Luke 12:39-48
Jesus said, “You know that if the house owner had known what night
the burglar was coming, he wouldn’t have stayed out late and left the place
unlocked. So don’t you be slovenly and careless. Just when you don’t expect
him, the Son of Man will show up.”
Peter said, “Master, are you telling this story just for us? Or is
it for everybody?”
The Master said, “Let me ask you: Who is the dependable manager,
full of common sense, that the master puts in charge of his staff to feed them
well and on time? He is a blessed man if when the master shows up he’s doing
his job. But if he says to himself, ‘The master is certainly taking his time,’
begins maltreating the servants and maids, throws parties for his friends, and
gets drunk, the master will walk in when he least expects it, give him the
thrashing of his life, and put him back in the kitchen peeling potatoes.
“The servant who knows what his master wants and ignores it, or
insolently does whatever he pleases, will be thoroughly thrashed. But if he
does a poor job through ignorance, he’ll get off with a slap on the hand. Great
gifts mean great responsibilities; greater gifts, greater responsibilities!
Food for thought!
Today's gospel reading is a continuity of yesterday's. There
are two servants, one always ready and on the job, the other not. This one
said, I will do what I like while my master is away.
Many times we are like this man. We have a habit of dividing life into
compartments. There is a part in which we remember that God is present; and
there is a part in which we never think of him at all. We tend to draw a line
between sacred and secular.
Some of us try to confine our Christian identity to what takes
place on Sundays. In order to preserve it from contamination from “the world,”
we avoid as much as we can conversation beyond polite small talk between
Sundays. Others of us memorize phrases from Sunday sermons and teaching and
then try to insert them into pauses in the conversations or circumstances over
the next six days.
We need to tear down the fences that we have erected between language
that we use on Sundays and the language we use with the people we find on the
Main Street or Down Town, between Sundays. It is, after all, the same language.
The same God we address in prayer on Sundays is also deeply, eternally involved
in the men and women we engage in conversation with between Sundays.
God does not compartmentalize our lives into religious and
secular. Why do we? Why do we ever behave as if the Lord is away and
other times as if the Lord is present? Why is there no continuity of language
between the words we use on Sundays, in prayer meetings and in Bible studies
and the words we use when we’re out on the Main Street?
Jesus wants us to cultivate a sense of continuity between the
prayers we offer to God and the conversations we have with the people we speak
to and who speak to us. He wants us to nurture an awareness of the sanctity of
words, the holy gift of language, regardless of whether it is directed
vertically or horizontally. Just as Jesus did.

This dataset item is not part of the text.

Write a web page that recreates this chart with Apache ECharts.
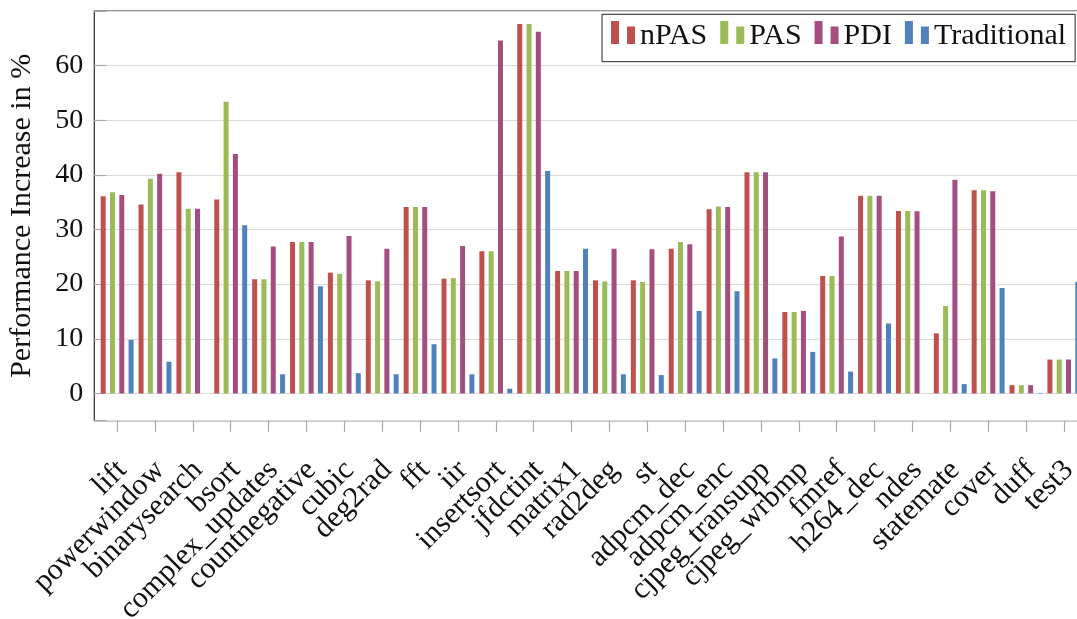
<!DOCTYPE html>
<html>
<head>
<meta charset="utf-8">
<script src="https://cdn.jsdelivr.net/npm/echarts@6/dist/echarts.min.js"></script>
<style>
  html, body { margin: 0; padding: 0; background: #fff; }
  #chart { width: 1077px; height: 619px; }
</style>
</head>
<body>
<div id="chart"></div>
<script>
// Benchmarks on the x axis
const benchmarks = [
  'lift', 'powerwindow', 'binarysearch', 'bsort', 'complex_updates', 'countnegative',
  'cubic', 'deg2rad', 'fft', 'iir', 'insertsort', 'jfdctint', 'matrix1', 'rad2deg',
  'st', 'adpcm_dec', 'adpcm_enc', 'cjpeg_transupp', 'cjpeg_wrbmp', 'fmref',
  'h264_dec', 'ndes', 'statemate', 'cover', 'duff', 'test3'
];

// Performance increase in % per approach
const nPAS = [36.1, 34.6, 40.5, 35.5, 20.9, 27.7, 22.1, 20.7, 34.1, 21.0, 26.0, 67.6, 22.4,
              20.7, 20.7, 26.5, 33.7, 40.5, 14.9, 21.5, 36.2, 33.4, 11.0, 37.2, 1.5, 6.2];
const PAS = [36.8, 39.3, 33.8, 53.4, 20.9, 27.7, 21.9, 20.5, 34.1, 21.1, 26.0, 67.6, 22.4,
             20.5, 20.4, 27.7, 34.2, 40.5, 14.9, 21.5, 36.2, 33.4, 16.0, 37.2, 1.5, 6.2];
const PDI = [36.3, 40.2, 33.8, 43.8, 26.9, 27.7, 28.8, 26.5, 34.1, 27.0, 64.6, 66.2, 22.4,
             26.5, 26.4, 27.3, 34.1, 40.5, 15.1, 28.7, 36.2, 33.35, 39.1, 37.0, 1.5, 6.2];
const Traditional = [9.8, 5.8, 0, 30.8, 3.5, 19.6, 3.7, 3.5, 9.0, 3.5, 0.85, 40.7, 26.5,
                     3.5, 3.35, 15.1, 18.7, 6.4, 7.6, 4.0, 12.8, 0, 1.7, 19.3, 0.1, 20.4];

const yMin = -5;
const yMax = 70;

const FONT = '"Liberation Serif", "DejaVu Serif", serif';
const colors = { nPAS: '#C0504D', PAS: '#9BBB59', PDI: '#A34E7F', Traditional: '#4F81BD' };

// two-bar legend glyph; the trailing moveTo leaves room below the bars
// so the label baseline sits a little under them
const barIcon = 'path://M0,0H8V23H0Z M16,5.5H24V23H16Z M0,31';

function makeSeries(name, values) {
  return {
    name: name,
    type: 'bar',
    xAxisIndex: 1,
    yAxisIndex: 1,
    data: values,
    barWidth: 5,
    barGap: '86%',
    itemStyle: { color: colors[name] },
    emphasis: { disabled: true },
    animation: false
  };
}

const chart = echarts.init(document.getElementById('chart'), null, { renderer: 'canvas' });

chart.setOption({
  animation: false,
  backgroundColor: '#ffffff',
  grid: [
    // frame + y axis (runs a little past the right edge of the page)
    { left: 94.3, top: 11, width: 992.2, height: 409.7, show: true, outerBoundsMode: 'none',
      borderColor: '#2b2b2b', borderWidth: 1.2, backgroundColor: 'transparent' },
    // category band for the bars
    { left: 98.2, top: 11, width: 984.6, height: 409.7, show: false, outerBoundsMode: 'none' }
  ],
  legend: {
    left: 602,
    top: 14.3,
    orient: 'horizontal',
    padding: [6.7, 9, 9.7, 9],
    itemGap: 13,
    itemWidth: 24,
    itemHeight: 31,
    itemStyle: { borderWidth: 0 },
    icon: barIcon,
    backgroundColor: '#ffffff',
    borderColor: '#222222',
    borderWidth: 1,
    borderRadius: 0,
    textStyle: { fontFamily: FONT, fontSize: 30, lineHeight: 30, color: '#111111' },
    itemTextGap: 5,
    data: ['nPAS', 'PAS', 'PDI', 'Traditional']
  },
  xAxis: [
    { type: 'value', gridIndex: 0, show: false, min: 0, max: 1 },
    {
      type: 'category',
      gridIndex: 1,
      position: 'bottom',
      data: benchmarks,
      boundaryGap: true,
      axisLine: { show: false, onZero: false },
      axisTick: { show: true, alignWithLabel: true, inside: false, length: 11,
                  lineStyle: { color: '#a8a8a8', width: 1.2 } },
      axisLabel: {
        interval: 0,
        rotate: 45,
        margin: 40,
        verticalAlign: 'top',
        lineHeight: 14,
        fontFamily: FONT,
        fontSize: 30,
        color: '#111111'
      },
      splitLine: { show: false }
    }
  ],
  yAxis: [
    {
      type: 'value',
      gridIndex: 0,
      min: yMin,
      max: yMax,
      splitNumber: 8,
      name: 'Performance Increase in %',
      nameLocation: 'middle',
      nameGap: 57,
      nameTextStyle: { fontFamily: FONT, fontSize: 30, color: '#111111' },
      axisLine: { show: false },
      axisTick: { show: true, inside: true, length: 12, lineStyle: { color: '#a8a8a8', width: 1.2 } },
      axisLabel: {
        margin: 11,
        fontFamily: FONT,
        fontSize: 28,
        color: '#111111',
        formatter: function (v) {
          return (v >= 0 && v <= 60 && v % 10 === 0) ? String(v) : '';
        }
      },
      splitLine: { show: true, lineStyle: { color: '#dadada', width: 1.2 } }
    },
    {
      type: 'value',
      gridIndex: 1,
      min: yMin,
      max: yMax,
      show: false,
      splitLine: { show: false }
    }
  ],
  series: [
    makeSeries('nPAS', nPAS),
    makeSeries('PAS', PAS),
    makeSeries('PDI', PDI),
    makeSeries('Traditional', Traditional)
  ]
});
</script>
</body>
</html>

Most of us are not preachers or teachers, or at least not
designated as such. Most of the words that we speak are spoken in the quotidian
contexts of eating and drinking, shopping and traveling, making what we
sometimes dismiss as “small talk.” But if we really know what Christianity
means we will know that there is no part of life when the master is away. We
are working and living forever in the presence of God.